Why do the preset trees take so long to render? Are they an extremly complex dxf or 3ds? Did the bryce gods write in a special tree building code that would take forever but create a trunk and branch lovers nirvana? NOPE!
As with most things in Bryce, the preset trees are built up with primitives. Basically spheres and 2d planes. What makes them look so complex is the picture material that is applied to them. I got tired of waiting for trees to render and decided to look into this mythical creatures origins and this is what I found.
Take a look at a forest some time. Do you see every trunk on every tree? I don't. I see dark undergrowth, the occasional trunk, and a canopy made of motlled shapes and colors. If you want to model a forest, model what you see. If you don't see these elements then why increase your render times by modelling them. You don't need a third party tree modeller (although they have a definate purpose), Meta gave you everything you need with Bryce. You just have to tear things apart a-little to get to them.
Start a new scene. Go to Create and select TREES. Find Tree4 which is circled below.
Import the tree and ungroup it. If you start pulling it apart you will find out why they take so long to render. I counted around 22 spheres and 5 2d planes! Starting to see why they take so long?
If you select one of the spheres and select 'M' for the materials editor, you will see 'IMAGE 44' has been used. I'm assuming this is a bryce internal image although I really haven't looked around for it to see if it can be loaded independantly. Since you have it in the material editor you can save it as a user preset and use it on other objects. Assuming you have some knowledge of the materials editor, you can assign a B channel to the ambience channel and use a bump map like 'greenstratus' to complicate the material and I like to darken the greens a-little. Our pupose here is not to explain the Mat. Editor so I'll just leave it at that.
Just make sure you have the tiling set to object top and blend transparacy. It's also a good idea to change the 2 specular colors to greens so you don't get white spots on your trees.
You can now apply this material to a 2d vertical plane (to the right of Leo on the create tab) Since it's on a plane, you can rotate the plane to vary the shape of the 'branch' and this also changes the appearance by the way the light strikes it. You can resize it really big and run it way back in the distance for a forest horizon or 'rubber stamp' yourself a forest by duplicating on after the other, rotating as you go. You can also apply this material to pyramids (evergreen like trees) spheres (much like the original) or any other shape. Just keep in mind the more complex shapes you have, the longer the render time. Build a background with these shapes and then put one or two full trees in the foreground for detail. The same process applies to the trunks in the originals. They are IMAGE 48.
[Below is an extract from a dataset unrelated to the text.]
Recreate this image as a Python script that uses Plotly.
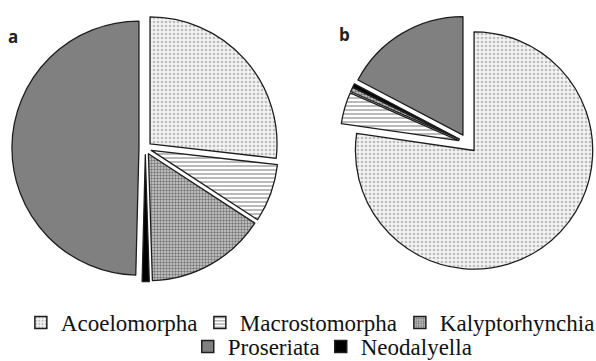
import plotly.graph_objects as go

# Taxon composition for the two samples (percent of specimens)
taxa = ["Acoelomorpha", "Macrostomorpha", "Kalyptorhynchia", "Neodalyella", "Proseriata"]
share_a = [26.8, 7.4, 15.3, 0.9, 49.6]
share_b = [77.3, 4.3, 0.6, 0.5, 17.3]

# Legend rows (order in which the taxa are listed underneath)
legend_row1 = ["Acoelomorpha", "Macrostomorpha", "Kalyptorhynchia"]
legend_row2 = ["Proseriata", "Neodalyella"]

# Fill styles per taxon: (bgcolor, fgcolor, pattern shape, size, solidity)
fills = {
    "Acoelomorpha": dict(bgcolor="#f3f3f3", fgcolor="#bdbdbd", shape=".", size=4, solidity=0.35),
    "Macrostomorpha": dict(bgcolor="#ffffff", fgcolor="#a8a8a8", shape="-", size=4, solidity=0.4),
    "Kalyptorhynchia": dict(bgcolor="#d0d0d0", fgcolor="#777777", shape=".", size=3, solidity=0.5),
    "Proseriata": dict(bgcolor="#808080", fgcolor="#808080", shape="", size=4, solidity=0.3),
    "Neodalyella": dict(bgcolor="#000000", fgcolor="#000000", shape="", size=4, solidity=0.3),
}

# Horizontal room given to each legend entry (px)
entry_width = {"Acoelomorpha": 134, "Macrostomorpha": 155, "Kalyptorhynchia": 150,
               "Proseriata": 88, "Neodalyella": 110}


def pattern_for(name):
    f = fills[name]
    return dict(shape=f["shape"], bgcolor=f["bgcolor"], fgcolor=f["fgcolor"],
                size=f["size"], solidity=f["solidity"], fillmode="replace")


def fill_color(name):
    return fills[name]["bgcolor"]


def slice_marker(names):
    return dict(
        colors=[fill_color(t) for t in names],
        pattern=dict(shape=[fills[t]["shape"] for t in names],
                     bgcolor=[fills[t]["bgcolor"] for t in names],
                     fgcolor=[fills[t]["fgcolor"] for t in names],
                     size=[fills[t]["size"] for t in names],
                     solidity=[fills[t]["solidity"] for t in names],
                     fillmode="replace"),
        line=dict(color="#1e1e1e", width=1.3),
    )


fig = go.Figure()

fig.add_trace(go.Pie(
    labels=taxa, values=share_a, sort=False, direction="clockwise", rotation=0,
    pull=[0.05] * len(taxa), textinfo="none", hoverinfo="label+percent",
    marker=slice_marker(taxa),
    domain=dict(x=[0.02005, 0.46753], y=[0.20, 0.979]),
    showlegend=False,
))

fig.add_trace(go.Pie(
    labels=taxa, values=share_b, sort=False, direction="clockwise", rotation=0,
    pull=[0.08] * len(taxa), textinfo="none", hoverinfo="label+percent",
    marker=slice_marker(taxa),
    domain=dict(x=[0.57, 1.0], y=[0.22, 0.986]),
    showlegend=False,
))

# Legend entries: empty bar traces carrying each taxon's fill
for row, legend_id in ((legend_row1, "legend"), (legend_row2, "legend2")):
    for name in row:
        fig.add_trace(go.Bar(
            x=[None], y=[None], name=name, legend=legend_id, showlegend=True,
            legendwidth=entry_width[name],
            marker=dict(color=fill_color(name), pattern=pattern_for(name),
                        line=dict(color="#1e1e1e", width=1.5)),
            hoverinfo="skip",
        ))

legend_font = dict(family="Liberation Serif", size=23, color="#111111")

fig.update_layout(
    width=596, height=361,
    margin=dict(l=0, r=0, t=0, b=0, autoexpand=False),
    font=dict(family="Liberation Serif", size=23, color="#111111"),
    paper_bgcolor="white", plot_bgcolor="white",
    xaxis=dict(visible=False), yaxis=dict(visible=False),
    legend=dict(orientation="h", x=0.035, xanchor="left", y=1 - 301 / 361, yanchor="top",
                font=legend_font, bgcolor="rgba(0,0,0,0)", itemclick=False,
                itemdoubleclick=False, tracegroupgap=0),
    legend2=dict(orientation="h", x=0.315, xanchor="left", y=1 - 325 / 361, yanchor="top",
                 font=legend_font, bgcolor="rgba(0,0,0,0)", itemclick=False,
                 itemdoubleclick=False, tracegroupgap=0),
    annotations=[
        dict(text="<b>a</b>", x=13 / 596, y=1 - 36 / 361, xref="paper", yref="paper",
             showarrow=False, xanchor="center", yanchor="middle",
             font=dict(family="Open Sans", size=17, color="#222222")),
        dict(text="<b>b</b>", x=344 / 596, y=1 - 35 / 361, xref="paper", yref="paper",
             showarrow=False, xanchor="center", yanchor="middle",
             font=dict(family="Open Sans", size=17, color="#222222")),
    ],
)

fig.write_html("out.html")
Image 44 applied to a 2d plane and darkened a bit.
With a little discretion you should find that your whole forest takes less or at least no longer than it took to render one tree before. You can also try applying the image to the object front, parametric or any of the other options in the ME.
Here's a quick image I made with this technique. Render time was about 7 minutes and it has a nice oil painting touch to it I think.
'Up a Lazy River' c.98 Ed Baumgarten
Good luck and I hope this inspires you to rip apart the other elements in bryce. There's more there than meets the eye.
Keep Tweakin' and uh, don't hit your head on that branch!